CANTON, MA — On the third day of fall and the first day of the 2018-19 Boston Celtics season, Marcus Smart spoke of the coming storm.
The weather outside was cloudy. Inside the studio where the Celtics were taking team photos was colder than they’d like. Only the media room was warm, according Kyrie Irving. But that weather wasn’t the kind of storm Smart meant, anyway. Not really, anyway.
Most everyone on the Celtics spoke of the great summer they had in their first meetings with the media. Everyone except maybe Smart, who watched his mother’s cancer slowly end her life. Smart told reporters in April that his mother, Camellia, had myelodysplastic syndrome, a cancer caused by abnormal cells in bone marrow. He eschewed focus on his free agency to return to Texas and be with his family.
Everyone worked out and got healthy and even played some pickup games together before training camp truly began on Tuesday. They’re all ready to have fun together and not worry about who gets minutes where. But for Smart, a return to basketball season is an escape from the rest of the world, a world that’s tough for him to bear.
“I look at basketball like a storm, but it’s the eye of the storm. The calmest place is right in the middle of it, the eye of it,” Smart said. “That’s what basketball is for me: it’s the eye. While everything else is distracting me, the destruction, things like that, basketball keeps me calm.”

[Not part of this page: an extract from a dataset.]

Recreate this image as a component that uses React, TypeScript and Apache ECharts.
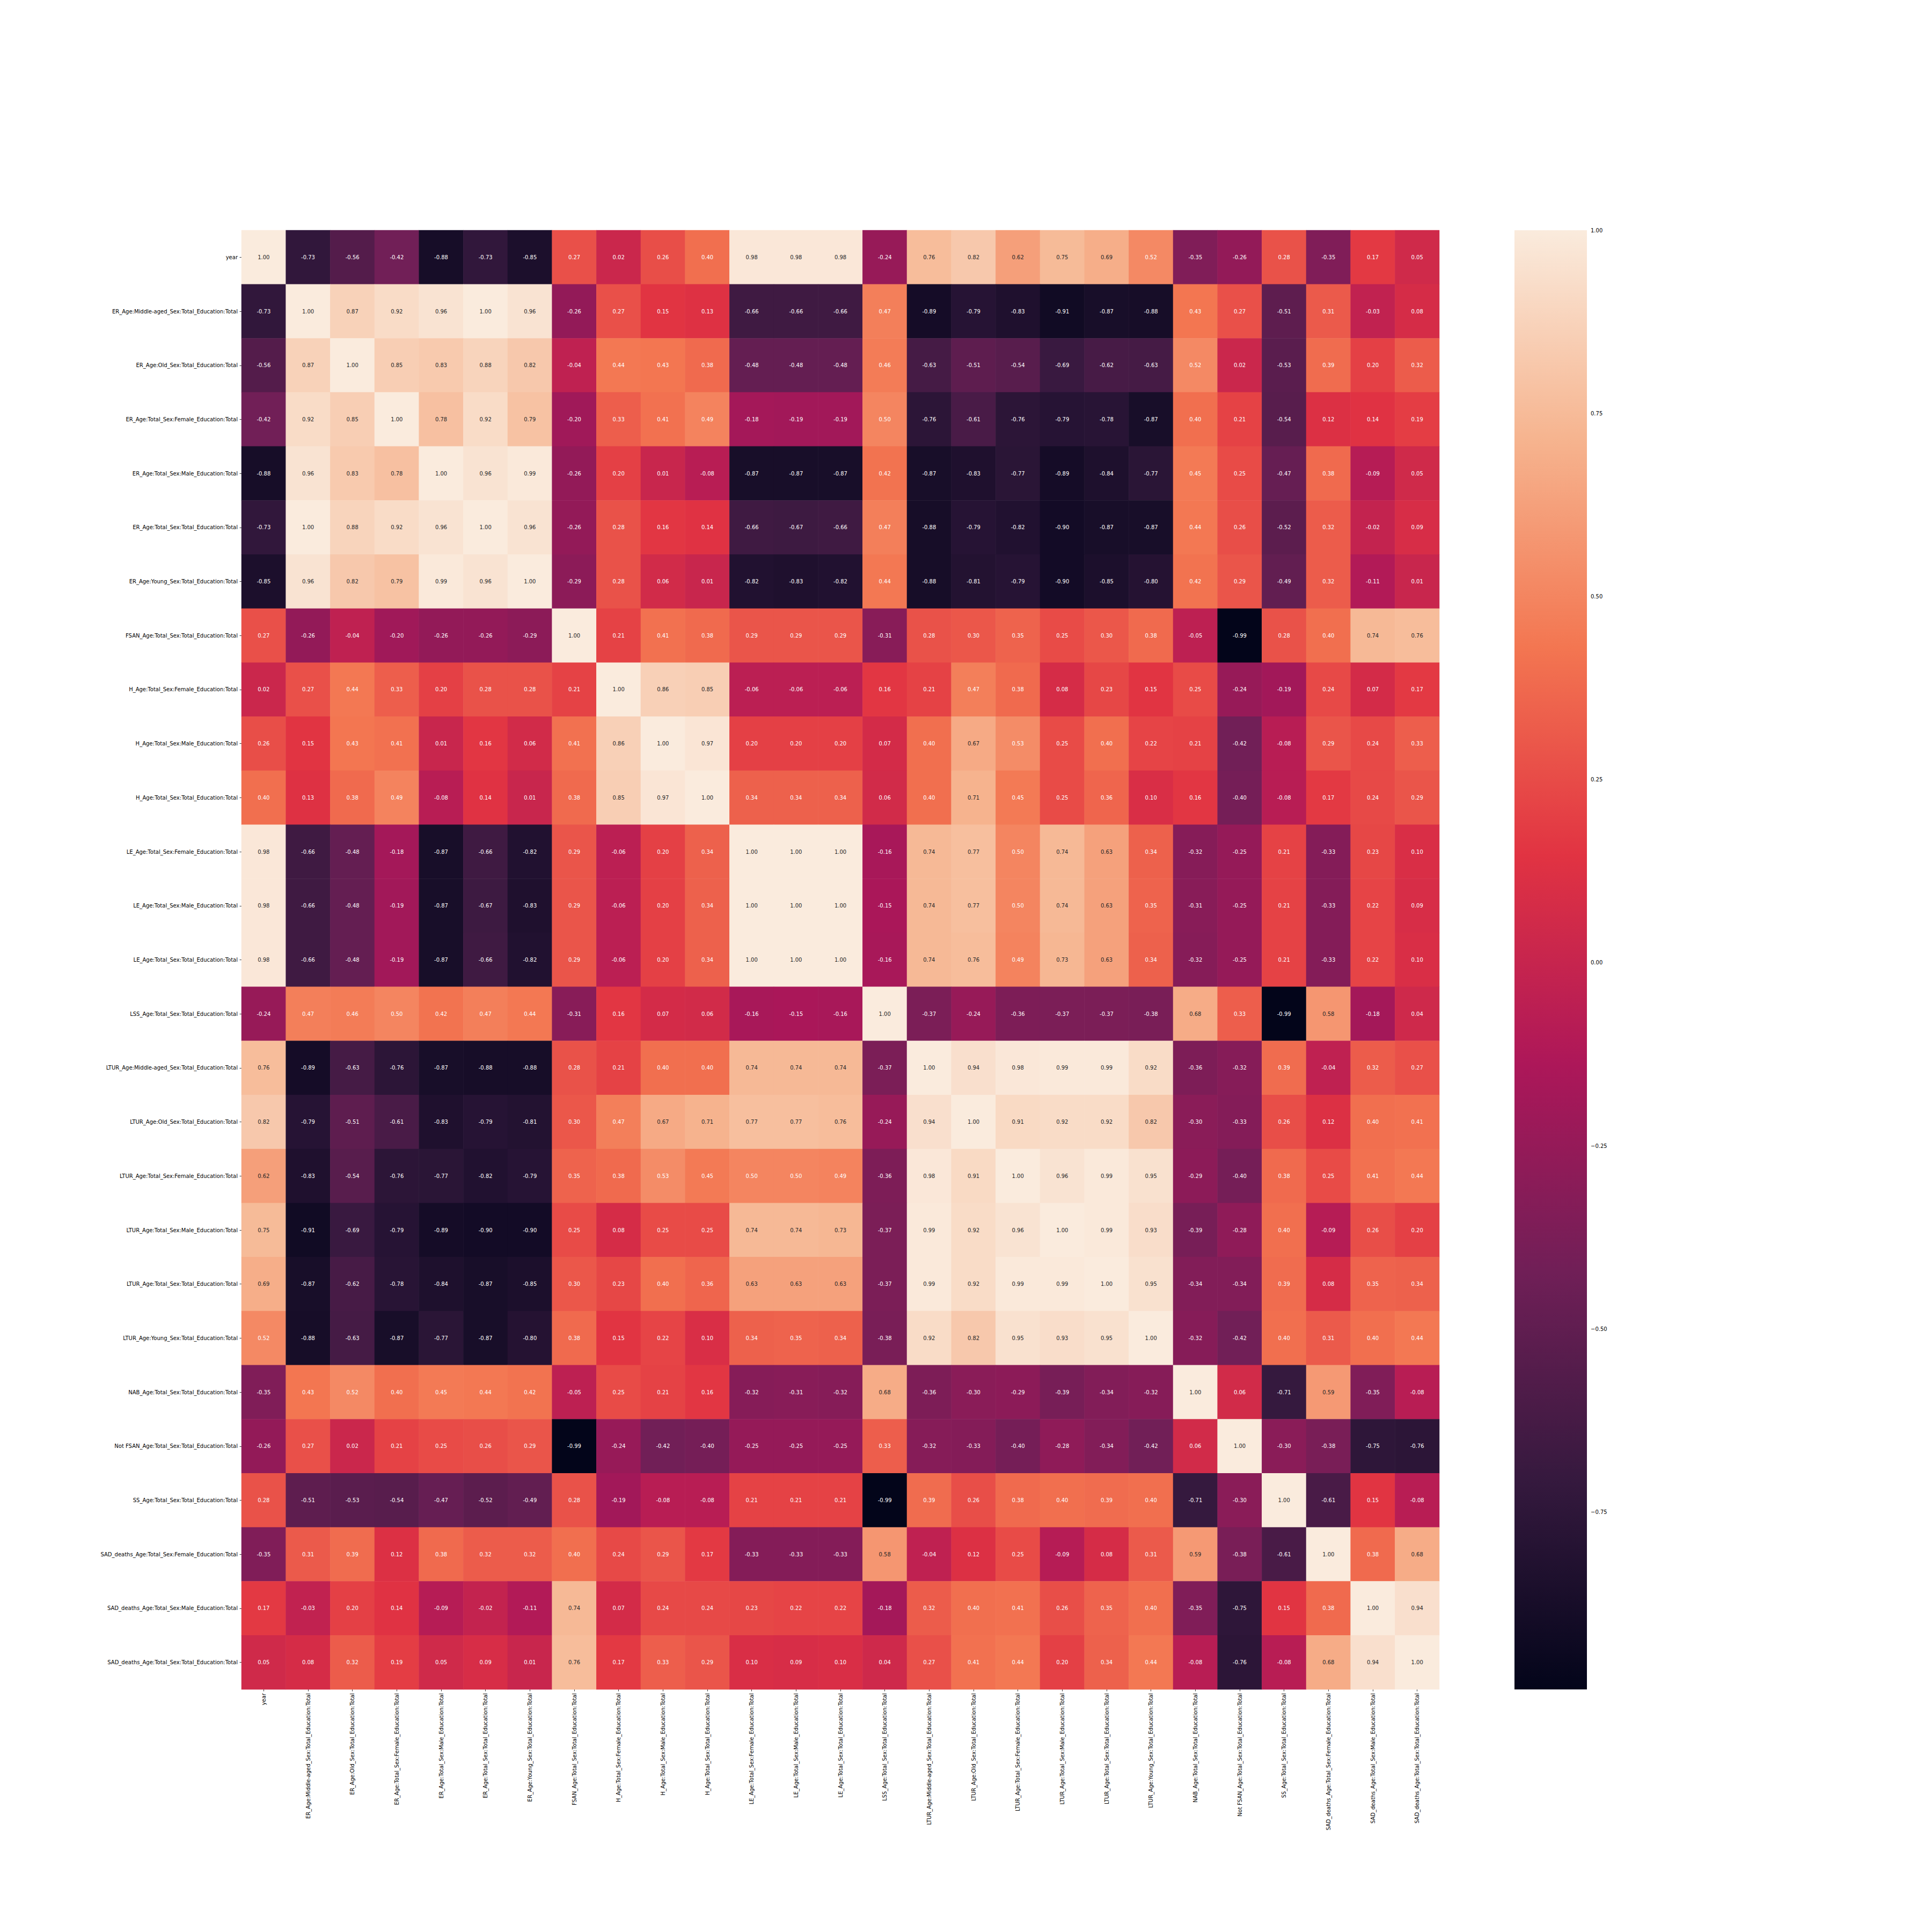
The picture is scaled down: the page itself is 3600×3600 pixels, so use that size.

What will follow this version of the Celtics this season is another kind of storm, though. Expectations are high. Even higher than they were last season, when Irving was a recent acquisition along with free agent signing Gordon Hayward. That Celtics team was a game away from the NBA Finals, but Hayward’s season only lasted nine minutes. Irving, too, was shut down before the postseason and endured a harrowing offseason surgery. Still, only LeBron James kept them from facing the Warriors, an obstacle they won’t have to deal with this year.
This is a storm Irving battled more than any Celtic last year, and he says the turmoil that comes with that pressure is behind him. Irving admitted before media day that the pressure that came with asking for a trade was immense. It distracted him. This year he’s healthy, and more than anything he wants to be happy.
“Last year I had one of the best statistical seasons of my career and it was like crazy how I did it because the amount of distractions that were going on outside of it,” Irving said on Monday. “You realize, ‘OK, what if I add a little bit of happiness to playing basketball instead of worrying about what’s going on outside of this? Maybe we’ll see what that looks like.’”
Irving described himself as the leader of the Celtics on Monday. He spoke about managing egos and making sure everyone is on the same page with playing time and the roster juggling that Brad Stevens will have to do to keep competitive athletes happy.
“Obviously the big thing is just managing our egos individually, because this is the best team of talent that I’ve been on,” Irving said.
There are expectations, but also exceptions. Everything is tenuous. The Celtics are a team keenly aware of how quickly injuries can happen and rosters can look dramatically different. Interpersonal conflicts can erupt, and it’s impossible to predict the future. But that sense has also given this team, from Irving to Hayward and even to Daniel Theis, a sense of perspective.
“I’ve had the game taken away from me a couple of times throughout my career through unfortunate events,” Irving said. “I think that you just become a lot more maniacal about the game. You’re just a lot more grateful for the opportunity to play the game that you love and you start realizing that you have to do a lot more of the little things than you did before.”
The other word that bounced around Celtics media day was “special.” Irving is a “special” player and the Celtics could be in for a “special season.” Aron Bayes, who re-signed with the Celtics for just that reason, explained that he’s felt this on a championship-winning team before.
“That’s one of the biggest things I saw in 2014 with the Spurs: everyone set aside their egos and allowed us to be great. And that’s one of those common things I see here in Boston,” he said. “We definitely want to add to the banners on the back of the wall. But it’s a daily focus and it’s a long way down the road. We have an opportunity to be special, so it’s about everyone buying in and going out and doing things on a daily basis.”
The day-to-day of basketball, everyone seemed to stress, becomes that much more engrossing once it’s taken away from you. And that’s why the Celtics are saying the right things in September. The postseason, and a shot at the Warriors or whoever makes it out of the Western Conference, is still months away. But the journey has begun and, right now, thats good enough for everyone in green and white.
It rained in Boston on the first two days of training camp. No one on the court for the Celtics seemed to notice.